═══ Recorded information ═══

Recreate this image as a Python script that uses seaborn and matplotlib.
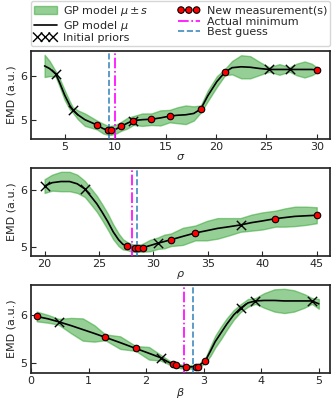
import numpy as np
import matplotlib
matplotlib.use("Agg")
import matplotlib.pyplot as plt
import seaborn as sns
from matplotlib.ticker import MultipleLocator

# sigma panel: GP mean / std
sigma_x = [3.0, 3.5, 4.1, 4.5, 5.0, 5.5, 5.8, 6.3, 7.0, 7.6, 8.2, 8.8, 9.3, 9.6, 10.1,
           10.6, 11.2, 11.8, 12.7, 13.6, 14.5, 15.4, 16.2, 17.0, 17.8, 18.5, 19.2, 20.1,
           20.9, 21.6, 22.5, 23.4, 24.4, 25.3, 26.3, 27.3, 28.0, 28.8, 29.5, 30.0]
sigma_mu = [6.22, 6.16, 6.04, 5.84, 5.56, 5.33, 5.23, 5.12, 5.01, 4.95, 4.89, 4.81, 4.77,
            4.77, 4.80, 4.86, 4.93, 4.99, 5.01, 5.02, 5.05, 5.09, 5.11, 5.12, 5.15, 5.25,
            5.55, 5.87, 6.08, 6.18, 6.20, 6.19, 6.16, 6.14, 6.14, 6.14, 6.14, 6.14, 6.14, 6.13]
sigma_s = [0.25, 0.17, 0.06, 0.09, 0.11, 0.09, 0.06, 0.10, 0.14, 0.12, 0.10, 0.11, 0.10,
           0.10, 0.10, 0.10, 0.12, 0.10, 0.14, 0.13, 0.17, 0.14, 0.18, 0.21, 0.16, 0.08,
           0.12, 0.12, 0.07, 0.15, 0.26, 0.25, 0.14, 0.05, 0.12, 0.05, 0.13, 0.18, 0.13, 0.06]
sigma_prior_x = [4.1, 5.8, 11.8, 25.3, 27.3]
sigma_prior_y = [6.04, 5.23, 4.99, 6.14, 6.14]
sigma_new_x = [8.2, 9.3, 9.6, 10.6, 11.8, 13.6, 15.4, 18.5, 20.9, 30.0]
sigma_new_y = [4.89, 4.77, 4.77, 4.86, 4.99, 5.02, 5.09, 5.25, 6.08, 6.13]
sigma_true, sigma_best = 10.0, 9.4

# rho panel
rho_x = [20.0, 20.7, 21.5, 22.3, 23.0, 23.7, 24.3, 24.8, 25.3, 25.8, 26.3, 26.8, 27.2,
         27.6, 28.0, 28.3, 28.6, 29.0, 29.7, 30.4, 31.0, 31.6, 32.7, 33.85, 34.9, 35.9,
         37.0, 38.0, 39.0, 40.0, 41.2, 42.1, 43.0, 44.0, 45.0]
rho_mu = [6.07, 6.13, 6.15, 6.15, 6.11, 6.02, 5.88, 5.76, 5.61, 5.45, 5.27, 5.13, 5.05,
          5.02, 4.99, 4.98, 4.98, 4.99, 5.03, 5.07, 5.10, 5.13, 5.19, 5.25, 5.29, 5.33,
          5.36, 5.39, 5.43, 5.46, 5.50, 5.52, 5.54, 5.55, 5.56]
rho_s = [0.12, 0.14, 0.17, 0.17, 0.16, 0.14, 0.14, 0.14, 0.14, 0.14, 0.13, 0.11, 0.09,
         0.07, 0.07, 0.06, 0.06, 0.07, 0.10, 0.10, 0.12, 0.11, 0.15, 0.13, 0.17, 0.18,
         0.15, 0.12, 0.14, 0.15, 0.14, 0.16, 0.17, 0.16, 0.14]
rho_prior_x = [20.0, 23.7, 30.4, 38.0]
rho_prior_y = [6.07, 6.02, 5.07, 5.39]
rho_new_x = [27.6, 28.3, 28.6, 29.0, 31.6, 33.85, 41.2, 45.0]
rho_new_y = [5.02, 4.98, 4.98, 4.99, 5.13, 5.25, 5.50, 5.56]
rho_true, rho_best = 28.0, 28.5

# beta panel
beta_x = [0.1, 0.3, 0.48, 0.7, 0.9, 1.1, 1.29, 1.55, 1.82, 2.05, 2.25, 2.4, 2.5, 2.6,
          2.7, 2.8, 2.89, 3.03, 3.12, 3.2, 3.3, 3.4, 3.52, 3.64, 3.77, 3.9, 4.05, 4.23,
          4.4, 4.57, 4.75, 4.88, 5.0]
beta_mu = [5.96, 5.91, 5.85, 5.77, 5.69, 5.61, 5.53, 5.42, 5.30, 5.20, 5.11, 5.01, 4.96,
           4.93, 4.92, 4.92, 4.92, 5.05, 5.25, 5.44, 5.62, 5.80, 5.99, 6.13, 6.24, 6.28,
           6.29, 6.29, 6.28, 6.28, 6.28, 6.28, 6.22]
beta_s = [0.10, 0.08, 0.06, 0.16, 0.23, 0.17, 0.06, 0.13, 0.05, 0.13, 0.06, 0.04, 0.03,
          0.04, 0.03, 0.04, 0.03, 0.05, 0.10, 0.12, 0.13, 0.12, 0.10, 0.08, 0.08, 0.06,
          0.15, 0.23, 0.25, 0.22, 0.14, 0.06, 0.10]
beta_prior_x = [0.48, 2.25, 3.64, 3.9, 4.88]
beta_prior_y = [5.85, 5.11, 6.13, 6.28, 6.28]
beta_new_x = [0.1, 1.29, 1.82, 2.46, 2.52, 2.7, 2.87, 2.9, 3.03]
beta_new_y = [5.96, 5.53, 5.30, 4.97, 4.96, 4.92, 4.92, 4.92, 5.05]
beta_true, beta_best = 2.66, 2.82

panels = [
    (r"$\sigma$", sigma_x, sigma_mu, sigma_s, sigma_prior_x, sigma_prior_y,
     sigma_new_x, sigma_new_y, sigma_true, sigma_best),
    (r"$\rho$", rho_x, rho_mu, rho_s, rho_prior_x, rho_prior_y,
     rho_new_x, rho_new_y, rho_true, rho_best),
    (r"$\beta$", beta_x, beta_mu, beta_s, beta_prior_x, beta_prior_y,
     beta_new_x, beta_new_y, beta_true, beta_best),
]

sns.set_style("ticks", {"xtick.direction": "in", "ytick.direction": "in"})
plt.rcParams["font.family"] = ["DejaVu Sans"]
plt.rcParams["font.size"] = 8
plt.rcParams["axes.labelsize"] = 8
plt.rcParams["xtick.labelsize"] = 8
plt.rcParams["ytick.labelsize"] = 8
plt.rcParams["xtick.major.size"] = 3.5
plt.rcParams["ytick.major.size"] = 3.5
plt.rcParams["xtick.major.pad"] = 2.5
plt.rcParams["ytick.major.pad"] = 2.5

fig, axes = plt.subplots(3, 1, figsize=(3.33, 4.0), dpi=100)
fig.subplots_adjust(left=0.093, right=0.992, top=0.873, bottom=0.068, hspace=0.33)

for ax, (lab, x, mu, s, px, py, nx, ny, xtrue, xbest) in zip(axes, panels):
    x = np.array(x)
    mu = np.array(mu)
    s = np.array(s)
    ax.fill_between(x, mu - s, mu + s, color="tab:green", alpha=0.5, lw=1,
                    label=r"GP model $\mu \pm s$", zorder=1)
    sns.lineplot(x=x, y=mu, color="k", lw=1.2, ax=ax, label=r"GP model $\mu$",
                 legend=False, zorder=2)
    sns.scatterplot(x=px, y=py, marker="x", color="k", s=45, linewidth=1.0, ax=ax,
                    label="Initial priors", legend=False, zorder=4)
    sns.scatterplot(x=nx, y=ny, marker="o", color="red", edgecolor="k", s=22,
                    linewidth=0.8, ax=ax, label="New measurement(s)", legend=False, zorder=5)
    ax.axvline(xtrue, color="magenta", ls="-.", lw=1.2, label="Actual minimum", zorder=3)
    ax.axvline(xbest, color="#1f77b4", ls="--", lw=1.2, alpha=0.85, label="Best guess", zorder=3)
    ax.set_xlabel(lab, labelpad=0)
    ax.set_ylabel("EMD (a.u.)", labelpad=3)
    ax.yaxis.set_major_locator(MultipleLocator(1))
    for sp in ax.spines.values():
        sp.set_linewidth(1.25)

axes[2].set_xlim(0, 5.2)

order = [r"GP model $\mu \pm s$", r"GP model $\mu$", "Initial priors",
         "New measurement(s)", "Actual minimum", "Best guess"]
h, l = axes[0].get_legend_handles_labels()
lookup = dict(zip(l, h))
axes[0].legend([lookup[k] for k in order], order, loc="lower left",
               bbox_to_anchor=(0, 1.05, 1, 0.5), mode="expand", ncol=2,
               fontsize=8, labelspacing=0.05, borderaxespad=0, handlelength=2.0,
               borderpad=0.3, columnspacing=1.5, scatterpoints=3,
               scatteryoffsets=[0.5], handletextpad=0.6)

plt.savefig("out.png", dpi=100)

═══

» **What is required**:
With the pictures left out, restate word for word every line of the data above, from the first down to the line that contains "sigma_true, sigma_best = 10.0, 9.4".

» **Written solution**:
Recreate this image as a Python script that uses seaborn and matplotlib.
import numpy as np
import matplotlib
matplotlib.use("Agg")
import matplotlib.pyplot as plt
import seaborn as sns
from matplotlib.ticker import MultipleLocator

# sigma panel: GP mean / std
sigma_x = [3.0, 3.5, 4.1, 4.5, 5.0, 5.5, 5.8, 6.3, 7.0, 7.6, 8.2, 8.8, 9.3, 9.6, 10.1,
           10.6, 11.2, 11.8, 12.7, 13.6, 14.5, 15.4, 16.2, 17.0, 17.8, 18.5, 19.2, 20.1,
           20.9, 21.6, 22.5, 23.4, 24.4, 25.3, 26.3, 27.3, 28.0, 28.8, 29.5, 30.0]
sigma_mu = [6.22, 6.16, 6.04, 5.84, 5.56, 5.33, 5.23, 5.12, 5.01, 4.95, 4.89, 4.81, 4.77,
            4.77, 4.80, 4.86, 4.93, 4.99, 5.01, 5.02, 5.05, 5.09, 5.11, 5.12, 5.15, 5.25,
            5.55, 5.87, 6.08, 6.18, 6.20, 6.19, 6.16, 6.14, 6.14, 6.14, 6.14, 6.14, 6.14, 6.13]
sigma_s = [0.25, 0.17, 0.06, 0.09, 0.11, 0.09, 0.06, 0.10, 0.14, 0.12, 0.10, 0.11, 0.10,
           0.10, 0.10, 0.10, 0.12, 0.10, 0.14, 0.13, 0.17, 0.14, 0.18, 0.21, 0.16, 0.08,
           0.12, 0.12, 0.07, 0.15, 0.26, 0.25, 0.14, 0.05, 0.12, 0.05, 0.13, 0.18, 0.13, 0.06]
sigma_prior_x = [4.1, 5.8, 11.8, 25.3, 27.3]
sigma_prior_y = [6.04, 5.23, 4.99, 6.14, 6.14]
sigma_new_x = [8.2, 9.3, 9.6, 10.6, 11.8, 13.6, 15.4, 18.5, 20.9, 30.0]
sigma_new_y = [4.89, 4.77, 4.77, 4.86, 4.99, 5.02, 5.09, 5.25, 6.08, 6.13]
sigma_true, sigma_best = 10.0, 9.4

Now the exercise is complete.